--- BEGIN Data shown ---

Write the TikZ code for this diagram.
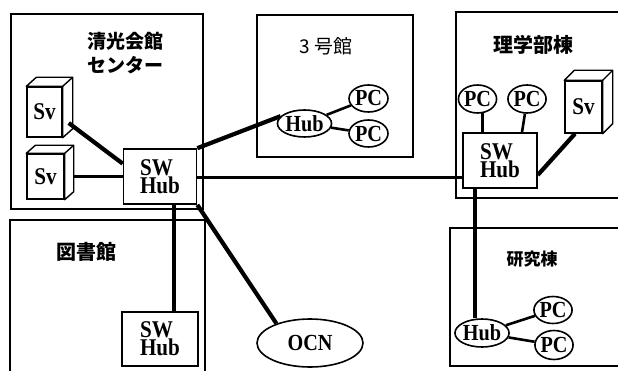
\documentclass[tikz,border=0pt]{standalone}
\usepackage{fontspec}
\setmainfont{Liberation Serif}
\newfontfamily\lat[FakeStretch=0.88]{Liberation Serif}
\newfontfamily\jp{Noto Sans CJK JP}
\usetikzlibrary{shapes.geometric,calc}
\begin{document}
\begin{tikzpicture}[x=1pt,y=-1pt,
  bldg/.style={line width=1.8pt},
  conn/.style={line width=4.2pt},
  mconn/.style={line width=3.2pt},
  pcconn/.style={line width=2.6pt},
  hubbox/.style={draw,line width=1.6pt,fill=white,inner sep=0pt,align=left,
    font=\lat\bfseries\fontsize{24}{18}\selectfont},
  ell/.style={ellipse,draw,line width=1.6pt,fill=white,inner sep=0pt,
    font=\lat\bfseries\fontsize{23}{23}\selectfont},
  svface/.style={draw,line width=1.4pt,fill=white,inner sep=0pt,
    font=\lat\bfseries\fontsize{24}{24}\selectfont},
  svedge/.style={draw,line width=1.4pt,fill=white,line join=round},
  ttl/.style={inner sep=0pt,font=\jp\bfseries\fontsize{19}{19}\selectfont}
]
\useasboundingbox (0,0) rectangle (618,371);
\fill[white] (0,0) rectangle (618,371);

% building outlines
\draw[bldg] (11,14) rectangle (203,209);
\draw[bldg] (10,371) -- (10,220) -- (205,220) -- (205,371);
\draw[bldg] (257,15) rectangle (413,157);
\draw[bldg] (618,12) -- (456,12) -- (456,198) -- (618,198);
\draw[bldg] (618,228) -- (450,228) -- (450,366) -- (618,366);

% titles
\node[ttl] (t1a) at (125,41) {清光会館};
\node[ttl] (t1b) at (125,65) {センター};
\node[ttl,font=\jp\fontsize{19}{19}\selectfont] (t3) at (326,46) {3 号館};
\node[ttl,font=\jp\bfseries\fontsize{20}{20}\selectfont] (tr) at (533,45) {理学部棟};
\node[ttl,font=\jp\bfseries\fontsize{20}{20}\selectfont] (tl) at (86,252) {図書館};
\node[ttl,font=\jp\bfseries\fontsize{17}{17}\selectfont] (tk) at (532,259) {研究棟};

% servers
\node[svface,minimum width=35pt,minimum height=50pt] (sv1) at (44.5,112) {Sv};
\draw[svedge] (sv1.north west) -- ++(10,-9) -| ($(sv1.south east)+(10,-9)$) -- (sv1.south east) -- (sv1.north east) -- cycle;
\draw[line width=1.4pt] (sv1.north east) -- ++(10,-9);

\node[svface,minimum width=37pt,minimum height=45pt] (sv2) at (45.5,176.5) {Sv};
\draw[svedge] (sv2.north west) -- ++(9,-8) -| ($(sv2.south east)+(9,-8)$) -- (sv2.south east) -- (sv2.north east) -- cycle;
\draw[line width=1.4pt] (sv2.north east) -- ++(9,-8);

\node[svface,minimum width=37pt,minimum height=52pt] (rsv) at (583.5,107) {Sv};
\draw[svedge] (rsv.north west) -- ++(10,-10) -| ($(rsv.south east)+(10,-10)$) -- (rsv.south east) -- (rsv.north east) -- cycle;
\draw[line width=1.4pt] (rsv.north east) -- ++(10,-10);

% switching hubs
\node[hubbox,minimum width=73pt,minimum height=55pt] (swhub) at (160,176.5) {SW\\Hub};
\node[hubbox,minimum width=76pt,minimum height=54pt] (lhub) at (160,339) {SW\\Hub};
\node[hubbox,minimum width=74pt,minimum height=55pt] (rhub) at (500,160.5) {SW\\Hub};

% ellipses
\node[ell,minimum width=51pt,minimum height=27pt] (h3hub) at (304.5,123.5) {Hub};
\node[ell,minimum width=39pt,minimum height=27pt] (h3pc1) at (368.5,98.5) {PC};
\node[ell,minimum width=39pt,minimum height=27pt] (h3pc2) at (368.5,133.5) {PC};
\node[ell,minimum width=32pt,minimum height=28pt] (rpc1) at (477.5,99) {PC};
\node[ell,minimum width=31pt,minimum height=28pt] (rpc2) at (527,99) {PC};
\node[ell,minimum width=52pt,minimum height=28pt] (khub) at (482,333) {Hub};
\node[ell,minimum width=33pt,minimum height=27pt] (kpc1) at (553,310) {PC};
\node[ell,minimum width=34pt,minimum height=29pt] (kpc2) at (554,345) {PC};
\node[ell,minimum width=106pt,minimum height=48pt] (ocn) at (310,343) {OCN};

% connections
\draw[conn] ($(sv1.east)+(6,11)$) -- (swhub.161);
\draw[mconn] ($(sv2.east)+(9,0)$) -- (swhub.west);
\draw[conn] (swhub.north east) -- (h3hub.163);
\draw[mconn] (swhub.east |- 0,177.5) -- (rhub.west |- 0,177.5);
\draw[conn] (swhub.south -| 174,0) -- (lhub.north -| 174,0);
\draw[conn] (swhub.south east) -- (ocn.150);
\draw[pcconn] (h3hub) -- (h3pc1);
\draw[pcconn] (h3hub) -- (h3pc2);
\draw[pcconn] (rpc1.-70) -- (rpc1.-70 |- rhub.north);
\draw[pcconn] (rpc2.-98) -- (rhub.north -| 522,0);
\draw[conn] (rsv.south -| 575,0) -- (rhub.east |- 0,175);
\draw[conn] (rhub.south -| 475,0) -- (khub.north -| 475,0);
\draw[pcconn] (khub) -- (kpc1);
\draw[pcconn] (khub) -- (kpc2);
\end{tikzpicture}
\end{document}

--- END Data shown ---

**Exercise details**
Copy the listing over exactly, skipping the pictures it holds.

**Full solution**
Write the TikZ code for this diagram.
\documentclass[tikz,border=0pt]{standalone}
\usepackage{fontspec}
\setmainfont{Liberation Serif}
\newfontfamily\lat[FakeStretch=0.88]{Liberation Serif}
\newfontfamily\jp{Noto Sans CJK JP}
\usetikzlibrary{shapes.geometric,calc}
\begin{document}
\begin{tikzpicture}[x=1pt,y=-1pt,
  bldg/.style={line width=1.8pt},
  conn/.style={line width=4.2pt},
  mconn/.style={line width=3.2pt},
  pcconn/.style={line width=2.6pt},
  hubbox/.style={draw,line width=1.6pt,fill=white,inner sep=0pt,align=left,
    font=\lat\bfseries\fontsize{24}{18}\selectfont},
  ell/.style={ellipse,draw,line width=1.6pt,fill=white,inner sep=0pt,
    font=\lat\bfseries\fontsize{23}{23}\selectfont},
  svface/.style={draw,line width=1.4pt,fill=white,inner sep=0pt,
    font=\lat\bfseries\fontsize{24}{24}\selectfont},
  svedge/.style={draw,line width=1.4pt,fill=white,line join=round},
  ttl/.style={inner sep=0pt,font=\jp\bfseries\fontsize{19}{19}\selectfont}
]
\useasboundingbox (0,0) rectangle (618,371);
\fill[white] (0,0) rectangle (618,371);

% building outlines
\draw[bldg] (11,14) rectangle (203,209);
\draw[bldg] (10,371) -- (10,220) -- (205,220) -- (205,371);
\draw[bldg] (257,15) rectangle (413,157);
\draw[bldg] (618,12) -- (456,12) -- (456,198) -- (618,198);
\draw[bldg] (618,228) -- (450,228) -- (450,366) -- (618,366);

% titles
\node[ttl] (t1a) at (125,41) {清光会館};
\node[ttl] (t1b) at (125,65) {センター};
\node[ttl,font=\jp\fontsize{19}{19}\selectfont] (t3) at (326,46) {3 号館};
\node[ttl,font=\jp\bfseries\fontsize{20}{20}\selectfont] (tr) at (533,45) {理学部棟};
\node[ttl,font=\jp\bfseries\fontsize{20}{20}\selectfont] (tl) at (86,252) {図書館};
\node[ttl,font=\jp\bfseries\fontsize{17}{17}\selectfont] (tk) at (532,259) {研究棟};

% servers
\node[svface,minimum width=35pt,minimum height=50pt] (sv1) at (44.5,112) {Sv};
\draw[svedge] (sv1.north west) -- ++(10,-9) -| ($(sv1.south east)+(10,-9)$) -- (sv1.south east) -- (sv1.north east) -- cycle;
\draw[line width=1.4pt] (sv1.north east) -- ++(10,-9);

\node[svface,minimum width=37pt,minimum height=45pt] (sv2) at (45.5,176.5) {Sv};
\draw[svedge] (sv2.north west) -- ++(9,-8) -| ($(sv2.south east)+(9,-8)$) -- (sv2.south east) -- (sv2.north east) -- cycle;
\draw[line width=1.4pt] (sv2.north east) -- ++(9,-8);

\node[svface,minimum width=37pt,minimum height=52pt] (rsv) at (583.5,107) {Sv};
\draw[svedge] (rsv.north west) -- ++(10,-10) -| ($(rsv.south east)+(10,-10)$) -- (rsv.south east) -- (rsv.north east) -- cycle;
\draw[line width=1.4pt] (rsv.north east) -- ++(10,-10);

% switching hubs
\node[hubbox,minimum width=73pt,minimum height=55pt] (swhub) at (160,176.5) {SW\\Hub};
\node[hubbox,minimum width=76pt,minimum height=54pt] (lhub) at (160,339) {SW\\Hub};
\node[hubbox,minimum width=74pt,minimum height=55pt] (rhub) at (500,160.5) {SW\\Hub};

% ellipses
\node[ell,minimum width=51pt,minimum height=27pt] (h3hub) at (304.5,123.5) {Hub};
\node[ell,minimum width=39pt,minimum height=27pt] (h3pc1) at (368.5,98.5) {PC};
\node[ell,minimum width=39pt,minimum height=27pt] (h3pc2) at (368.5,133.5) {PC};
\node[ell,minimum width=32pt,minimum height=28pt] (rpc1) at (477.5,99) {PC};
\node[ell,minimum width=31pt,minimum height=28pt] (rpc2) at (527,99) {PC};
\node[ell,minimum width=52pt,minimum height=28pt] (khub) at (482,333) {Hub};
\node[ell,minimum width=33pt,minimum height=27pt] (kpc1) at (553,310) {PC};
\node[ell,minimum width=34pt,minimum height=29pt] (kpc2) at (554,345) {PC};
\node[ell,minimum width=106pt,minimum height=48pt] (ocn) at (310,343) {OCN};

% connections
\draw[conn] ($(sv1.east)+(6,11)$) -- (swhub.161);
\draw[mconn] ($(sv2.east)+(9,0)$) -- (swhub.west);
\draw[conn] (swhub.north east) -- (h3hub.163);
\draw[mconn] (swhub.east |- 0,177.5) -- (rhub.west |- 0,177.5);
\draw[conn] (swhub.south -| 174,0) -- (lhub.north -| 174,0);
\draw[conn] (swhub.south east) -- (ocn.150);
\draw[pcconn] (h3hub) -- (h3pc1);
\draw[pcconn] (h3hub) -- (h3pc2);
\draw[pcconn] (rpc1.-70) -- (rpc1.-70 |- rhub.north);
\draw[pcconn] (rpc2.-98) -- (rhub.north -| 522,0);
\draw[conn] (rsv.south -| 575,0) -- (rhub.east |- 0,175);
\draw[conn] (rhub.south -| 475,0) -- (khub.north -| 475,0);
\draw[pcconn] (khub) -- (kpc1);
\draw[pcconn] (khub) -- (kpc2);
\end{tikzpicture}
\end{document}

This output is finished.